24 de junio de 2008

Los 'buena gente' no ganan las elecciones

A propósito de la contienda presidencial en los Estados Unidos, Anne Applebaum, columnista del Washington Post y Slate, se sorprende de la cobertura mediática, particularmente la noción de que el electorado debe escandalizarse por los 'errores' que cometen los candidatos, sus familias o sus asesores y por ello explica las razones por las cuales las 'buenas gentes' no ganan procesos electorales.

Aquí el artículo.

Aquí dos párrafos interesantes.
  • From whatever political quarter it comes, and regardless of whatever merit it may have, all of this commentary starts with the same assumption: The reader is meant to be shocked, shocked, that these two men—men who have submitted themselves to months of brutal campaigning, men who have thrown their wives and families to the wolves, men who know they might at any second need to abandon their closest friends—these two men are not, in fact, very nice people at all!

  • Think hard, as well, about what a presidential campaign truly demands of a candidate.

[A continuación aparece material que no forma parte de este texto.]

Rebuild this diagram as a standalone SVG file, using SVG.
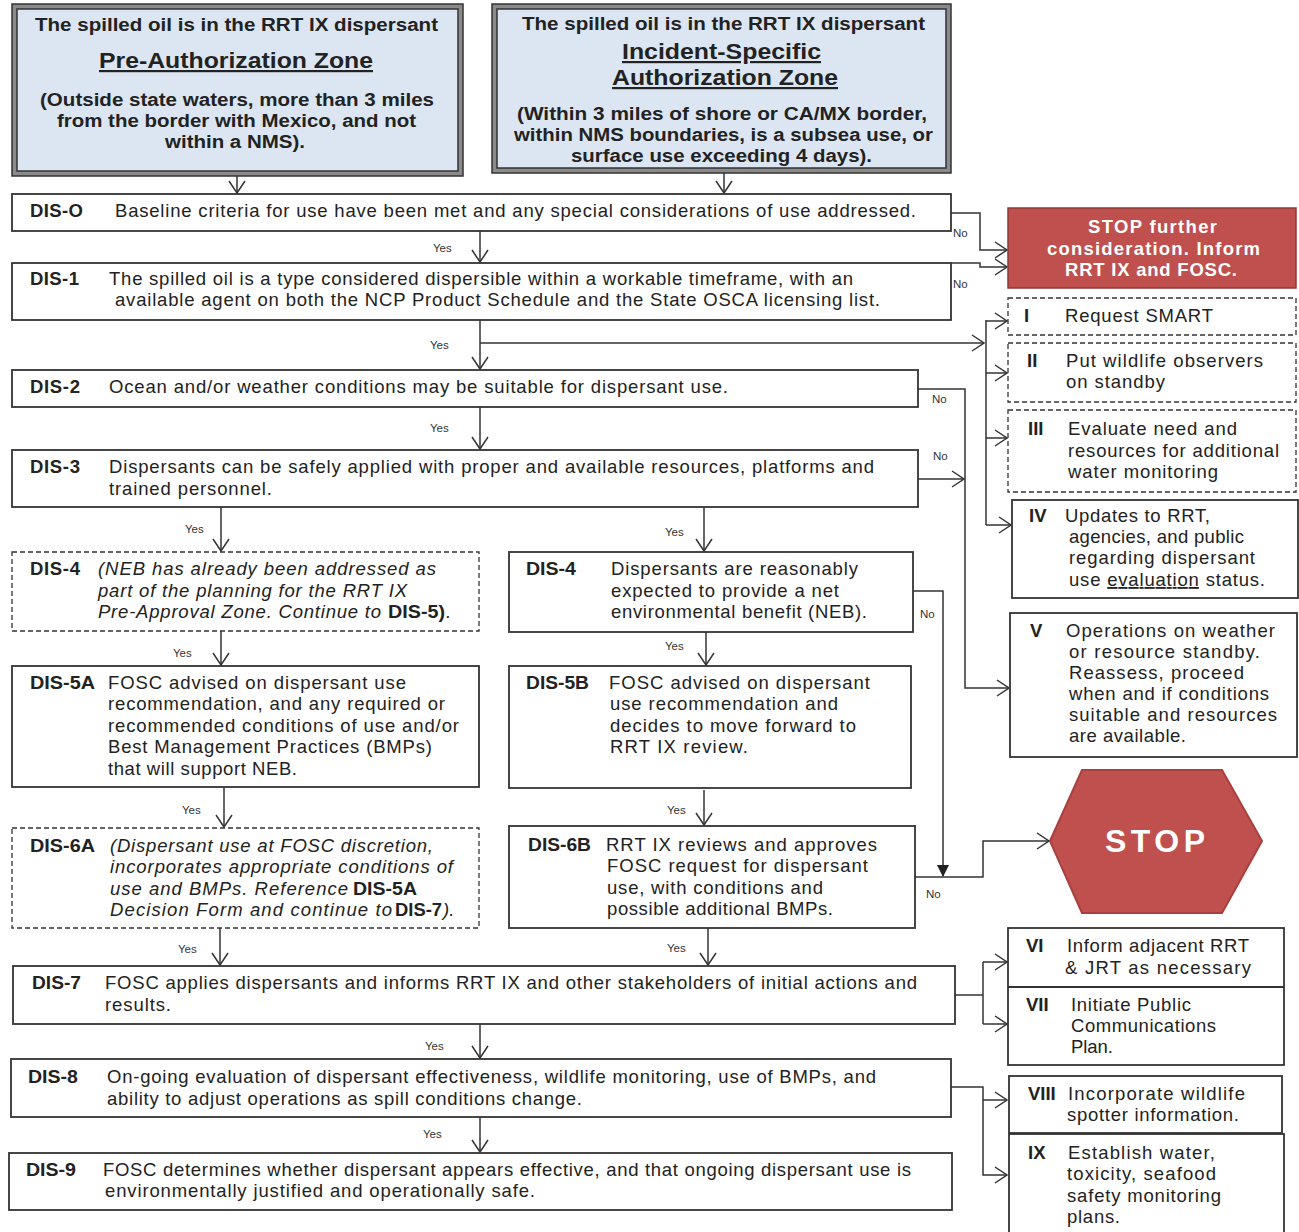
<svg xmlns="http://www.w3.org/2000/svg" width="1299" height="1232" viewBox="0 0 1299 1232">
<defs>
<style>
text{font-family:"Liberation Sans",Arial,sans-serif;font-size:18.5px;fill:#222}
.b{font-weight:bold}
.i{font-style:italic}
.t{font-size:18px;font-weight:bold}
.h{font-size:22px;font-weight:bold;text-decoration:underline}
.w{fill:#fff;font-weight:bold}
.big{font-size:32px}
.s{font-size:11.5px;fill:#333}
.box{fill:#fff;stroke:#333;stroke-width:1.8}
.dbox{fill:#fff;stroke:#333;stroke-width:1.3;stroke-dasharray:5 3}
.c{fill:none;stroke:#333;stroke-width:1.5}
.outer{fill:#8a8a8a;stroke:#333;stroke-width:1.5}
.inner{fill:#dce6f2;stroke:#333;stroke-width:1.5}
</style>
<marker id="a" markerUnits="userSpaceOnUse" viewBox="-1 -1 14 18" markerWidth="14" markerHeight="18" refX="12" refY="8" orient="auto">
<path d="M0,0 L12,8 L0,16" fill="none" stroke="#333" stroke-width="1.5"/>
</marker>
<marker id="f" markerUnits="userSpaceOnUse" viewBox="0 0 12 12" markerWidth="12" markerHeight="12" refX="11" refY="6" orient="auto">
<path d="M0,0 L12,6 L0,12 z" fill="#222"/>
</marker>
</defs>
<rect width="1299" height="1232" fill="#fff"/>

<g id="connectors">
<g class="c">
<path d="M237,176 V193" marker-end="url(#a)"/>
<path d="M724,173 V193" marker-end="url(#a)"/>
<path d="M480,231 V262" marker-end="url(#a)"/>
<path d="M950,213 H980 V250 H1007" marker-end="url(#a)"/>
<path d="M950,263 H980 V267 H1007" marker-end="url(#a)"/>
<path d="M480,320 V369" marker-end="url(#a)"/>
<path d="M480,343 H984" marker-end="url(#a)"/>
<path d="M986,320 V525"/>
<path d="M986,321 H1007" marker-end="url(#a)"/>
<path d="M986,373 H1007" marker-end="url(#a)"/>
<path d="M986,438 H1007" marker-end="url(#a)"/>
<path d="M986,525 H1011" marker-end="url(#a)"/>
<path d="M480,407 V449" marker-end="url(#a)"/>
<path d="M918,389 H965 V688 H1009" marker-end="url(#a)"/>
<path d="M918,479 H964" marker-end="url(#a)"/>
<path d="M221,507 V551" marker-end="url(#a)"/>
<path d="M704,507 V551" marker-end="url(#a)"/>
<path d="M221,631 V665" marker-end="url(#a)"/>
<path d="M706,632 V665" marker-end="url(#a)"/>
<path d="M224,787 V827" marker-end="url(#a)"/>
<path d="M704,790 V825" marker-end="url(#a)"/>
<path d="M913,591 H943 V876" marker-end="url(#f)"/>
<path d="M915,877 H983 V841 H1049" marker-end="url(#a)"/>
<path d="M220,928 V965" marker-end="url(#a)"/>
<path d="M708,928 V965" marker-end="url(#a)"/>
<path d="M955,995 H983"/>
<path d="M983,962 V1024"/>
<path d="M983,962 H1007" marker-end="url(#a)"/>
<path d="M983,1024 H1007" marker-end="url(#a)"/>
<path d="M480,1024 V1058" marker-end="url(#a)"/>
<path d="M951,1087 H983 V1175 H1007" marker-end="url(#a)"/>
<path d="M983,1100 H1007" marker-end="url(#a)"/>
<path d="M480,1117 V1152" marker-end="url(#a)"/>
</g>
<text class="s" x="433" y="252">Yes</text>
<text class="s" x="430" y="349">Yes</text>
<text class="s" x="430" y="432">Yes</text>
<text class="s" x="185" y="533">Yes</text>
<text class="s" x="665" y="536">Yes</text>
<text class="s" x="173" y="657">Yes</text>
<text class="s" x="665" y="650">Yes</text>
<text class="s" x="182" y="814">Yes</text>
<text class="s" x="667" y="814">Yes</text>
<text class="s" x="178" y="953">Yes</text>
<text class="s" x="667" y="952">Yes</text>
<text class="s" x="425" y="1050">Yes</text>
<text class="s" x="423" y="1138">Yes</text>
<text class="s" x="953" y="237">No</text>
<text class="s" x="953" y="288">No</text>
<text class="s" x="932" y="403">No</text>
<text class="s" x="933" y="460">No</text>
<text class="s" x="920" y="618">No</text>
<text class="s" x="926" y="898">No</text>
</g>

<g id="zone-pre">
<rect class="outer" x="12" y="4" width="451" height="172"/>
<rect class="inner" x="17" y="9" width="441" height="162"/>
<text class="t" x="35" y="31" textLength="403" lengthAdjust="spacingAndGlyphs">The spilled oil is in the RRT IX dispersant</text>
<text class="h" x="99" y="68" textLength="274" lengthAdjust="spacingAndGlyphs">Pre-Authorization Zone</text>
<text class="t" x="40" y="106" textLength="394" lengthAdjust="spacingAndGlyphs">(Outside state waters, more than 3 miles</text>
<text class="t" x="57" y="127" textLength="359" lengthAdjust="spacingAndGlyphs">from the border with Mexico, and not</text>
<text class="t" x="165" y="148" textLength="140" lengthAdjust="spacingAndGlyphs">within a NMS).</text>
</g>

<g id="zone-incident">
<rect class="outer" x="492" y="4" width="459" height="169"/>
<rect class="inner" x="497" y="9" width="449" height="159"/>
<text class="t" x="522" y="30" textLength="403" lengthAdjust="spacingAndGlyphs">The spilled oil is in the RRT IX dispersant</text>
<text class="h" x="622" y="59" textLength="199" lengthAdjust="spacingAndGlyphs">Incident-Specific</text>
<text class="h" x="612" y="85" textLength="226" lengthAdjust="spacingAndGlyphs">Authorization Zone</text>
<text class="t" x="517" y="120" textLength="410" lengthAdjust="spacingAndGlyphs">(Within 3 miles of shore or CA/MX border,</text>
<text class="t" x="514" y="141" textLength="419" lengthAdjust="spacingAndGlyphs">within NMS boundaries, is a subsea use, or</text>
<text class="t" x="571" y="162" textLength="301" lengthAdjust="spacingAndGlyphs">surface use exceeding 4 days).</text>
</g>

<g id="dis-0">
<rect class="box" x="12" y="194" width="939" height="37"/>
<text class="b" x="30" y="217" textLength="53">DIS-O</text>
<text x="115" y="217" textLength="801">Baseline criteria for use have been met and any special considerations of use addressed.</text>
</g>

<g id="dis-1">
<rect class="box" x="12" y="263" width="939" height="57"/>
<text class="b" x="30" y="285" textLength="49">DIS-1</text>
<text x="109" y="285" textLength="744">The spilled oil is a type considered dispersible within a workable timeframe, with an</text>
<text x="115" y="306" textLength="765">available agent on both the NCP Product Schedule and the State OSCA licensing list.</text>
</g>

<g id="dis-2">
<rect class="box" x="12" y="370" width="906" height="37"/>
<text class="b" x="30" y="393" textLength="50">DIS-2</text>
<text x="109" y="393" textLength="619">Ocean and/or weather conditions may be suitable for dispersant use.</text>
</g>

<g id="dis-3">
<rect class="box" x="12" y="450" width="906" height="57"/>
<text class="b" x="30" y="473" textLength="50">DIS-3</text>
<text x="109" y="473" textLength="765">Dispersants can be safely applied with proper and available resources, platforms and</text>
<text x="109" y="495" textLength="163">trained personnel.</text>
</g>

<g id="dis-4a">
<rect class="dbox" x="12" y="552" width="467" height="79"/>
<text class="b" x="30" y="575" textLength="50">DIS-4</text>
<text class="i" x="98" y="575" textLength="338">(NEB has already been addressed as</text>
<text class="i" x="98" y="597" textLength="309">part of the planning for the RRT IX</text>
<text class="i" x="98" y="618" textLength="283">Pre-Approval Zone. Continue to</text>
<text class="b" x="388" y="618" textLength="57" lengthAdjust="spacingAndGlyphs">DIS-5)</text>
<text class="i" x="446" y="618">.</text>
</g>

<g id="dis-5a">
<rect class="box" x="12" y="666" width="467" height="121"/>
<text class="b" x="30" y="689" textLength="65" lengthAdjust="spacingAndGlyphs">DIS-5A</text>
<text x="108" y="689" textLength="298">FOSC advised on dispersant use</text>
<text x="108" y="710" textLength="337">recommendation, and any required or</text>
<text x="108" y="732" textLength="351">recommended conditions of use and/or</text>
<text x="108" y="753" textLength="324">Best Management Practices (BMPs)</text>
<text x="108" y="775" textLength="189">that will support NEB.</text>
</g>

<g id="dis-6a">
<rect class="dbox" x="12" y="828" width="467" height="100"/>
<text class="b" x="30" y="852" textLength="65" lengthAdjust="spacingAndGlyphs">DIS-6A</text>
<text class="i" x="110" y="852" textLength="323">(Dispersant use at FOSC discretion,</text>
<text class="i" x="110" y="873" textLength="343">incorporates appropriate conditions of</text>
<text class="i" x="110" y="895" textLength="238">use and BMPs. Reference</text>
<text class="b" x="353" y="895" textLength="64" lengthAdjust="spacingAndGlyphs">DIS-5A</text>
<text class="i" x="110" y="916" textLength="282">Decision Form and continue to</text>
<text class="b" x="395" y="916" textLength="47" lengthAdjust="spacingAndGlyphs">DIS-7</text>
<text class="i" x="443" y="916">).</text>
</g>

<g id="dis-4b">
<rect class="box" x="509" y="552" width="404" height="80"/>
<text class="b" x="526" y="575" textLength="50" lengthAdjust="spacingAndGlyphs">DIS-4</text>
<text x="611" y="575" textLength="247">Dispersants are reasonably</text>
<text x="611" y="597" textLength="228">expected to provide a net</text>
<text x="611" y="618" textLength="256">environmental benefit (NEB).</text>
</g>

<g id="dis-5b">
<rect class="box" x="509" y="666" width="402" height="122"/>
<text class="b" x="526" y="689" textLength="63" lengthAdjust="spacingAndGlyphs">DIS-5B</text>
<text x="609" y="689" textLength="261">FOSC advised on dispersant</text>
<text x="610" y="710" textLength="228">use recommendation and</text>
<text x="610" y="732" textLength="246">decides to move forward to</text>
<text x="610" y="753" textLength="138">RRT IX review.</text>
</g>

<g id="dis-6b">
<rect class="box" x="509" y="826" width="406" height="102"/>
<text class="b" x="528" y="851" textLength="63" lengthAdjust="spacingAndGlyphs">DIS-6B</text>
<text x="606" y="851" textLength="271">RRT IX reviews and approves</text>
<text x="607" y="872" textLength="261">FOSC request for dispersant</text>
<text x="607" y="894" textLength="216">use, with conditions and</text>
<text x="607" y="915" textLength="226">possible additional BMPs.</text>
</g>

<g id="dis-7">
<rect class="box" x="13" y="966" width="942" height="58"/>
<text class="b" x="32" y="989" textLength="49" lengthAdjust="spacingAndGlyphs">DIS-7</text>
<text x="105" y="989" textLength="812">FOSC applies dispersants and informs RRT IX and other stakeholders of initial actions and</text>
<text x="105" y="1011" textLength="66">results.</text>
</g>

<g id="dis-8">
<rect class="box" x="11" y="1059" width="940" height="58"/>
<text class="b" x="28" y="1083" textLength="50" lengthAdjust="spacingAndGlyphs">DIS-8</text>
<text x="107" y="1083" textLength="769">On-going evaluation of dispersant effectiveness, wildlife monitoring, use of BMPs, and</text>
<text x="107" y="1105" textLength="475">ability to adjust operations as spill conditions change.</text>
</g>

<g id="dis-9">
<rect class="box" x="9" y="1153" width="943" height="57"/>
<text class="b" x="26" y="1176" textLength="50" lengthAdjust="spacingAndGlyphs">DIS-9</text>
<text x="103" y="1176" textLength="808">FOSC determines whether dispersant appears effective, and that ongoing dispersant use is</text>
<text x="105" y="1197" textLength="430">environmentally justified and operationally safe.</text>
</g>

<g id="stop-box">
<rect x="1008" y="208" width="288" height="80" fill="#c0504d" stroke="#8c3836" stroke-width="1.5"/>
<text class="w" x="1088" y="233" textLength="129">STOP further</text>
<text class="w" x="1047" y="255" textLength="213">consideration. Inform</text>
<text class="w" x="1065" y="276" textLength="172">RRT IX and FOSC.</text>
</g>

<g id="step-i">
<rect class="dbox" x="1008" y="298" width="288" height="37"/>
<text class="b" x="1024" y="322">I</text>
<text x="1065" y="322" textLength="148">Request SMART</text>
</g>

<g id="step-ii">
<rect class="dbox" x="1008" y="343" width="288" height="59"/>
<text class="b" x="1027" y="367">II</text>
<text x="1066" y="367" textLength="197">Put wildlife observers</text>
<text x="1066" y="388" textLength="99">on standby</text>
</g>

<g id="step-iii">
<rect class="dbox" x="1008" y="410" width="288" height="82"/>
<text class="b" x="1028" y="435">III</text>
<text x="1068" y="435" textLength="169">Evaluate need and</text>
<text x="1068" y="457" textLength="211">resources for additional</text>
<text x="1068" y="478" textLength="150">water monitoring</text>
</g>

<g id="step-iv">
<rect class="box" x="1012" y="500" width="286" height="98"/>
<text class="b" x="1029" y="522">IV</text>
<text x="1065" y="522" textLength="145">Updates to RRT,</text>
<text x="1069" y="543" textLength="175">agencies, and public</text>
<text x="1069" y="564" textLength="186">regarding dispersant</text>
<text x="1069" y="586" textLength="196">use <tspan text-decoration="underline">evaluation</tspan> status.</text>
</g>

<g id="step-v">
<rect class="box" x="1010" y="613" width="287" height="144"/>
<text class="b" x="1030" y="637">V</text>
<text x="1066" y="637" textLength="209">Operations on weather</text>
<text x="1069" y="658" textLength="191">or resource standby.</text>
<text x="1069" y="679" textLength="175">Reassess, proceed</text>
<text x="1069" y="700" textLength="200">when and if conditions</text>
<text x="1069" y="721" textLength="208">suitable and resources</text>
<text x="1069" y="742" textLength="117">are available.</text>
</g>

<g id="stop-sign">
<polygon points="1050,841 1082,770 1222,770 1262,841 1222,913 1082,913" fill="#c0504d" stroke="#a8413e" stroke-width="2"/>
<text class="w big" x="1105" y="852" textLength="100">STOP</text>
</g>

<g id="step-vi-vii">
<rect class="box" x="1008" y="928" width="276" height="137"/>
<line x1="1008" y1="987" x2="1284" y2="987" stroke="#333" stroke-width="1.8"/>
<text class="b" x="1026" y="952">VI</text>
<text x="1067" y="952" textLength="182">Inform adjacent RRT</text>
<text x="1065" y="974" textLength="186">&amp; JRT as necessary</text>
<text class="b" x="1026" y="1011">VII</text>
<text x="1071" y="1011" textLength="120">Initiate Public</text>
<text x="1071" y="1032" textLength="145">Communications</text>
<text x="1071" y="1053" textLength="42">Plan.</text>
</g>

<g id="step-viii">
<rect class="box" x="1009" y="1076" width="273" height="57"/>
<text class="b" x="1028" y="1100">VIII</text>
<text x="1068" y="1100" textLength="177">Incorporate wildlife</text>
<text x="1067" y="1121" textLength="172">spotter information.</text>
</g>

<g id="step-ix">
<rect class="box" x="1009" y="1134" width="275" height="110"/>
<text class="b" x="1028" y="1159">IX</text>
<text x="1068" y="1159" textLength="147">Establish water,</text>
<text x="1067" y="1180" textLength="149">toxicity, seafood</text>
<text x="1067" y="1202" textLength="154">safety monitoring</text>
<text x="1067" y="1223" textLength="53">plans.</text>
</g>
</svg>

To become president, you must love talking about yourself: Talk, talk, brag and talk, every day, every evening, on national television, in the company of newspaper reporters, in every spare moment, and not just for a few days or weeks but for years and years on end. If you don't crave attention; if you don't long for adulation; if you don't, at some level, feel you are God's gift to the American people, then you don't run for president at all.

Anne Applebaum es autora de un magnífico libro, Gulag.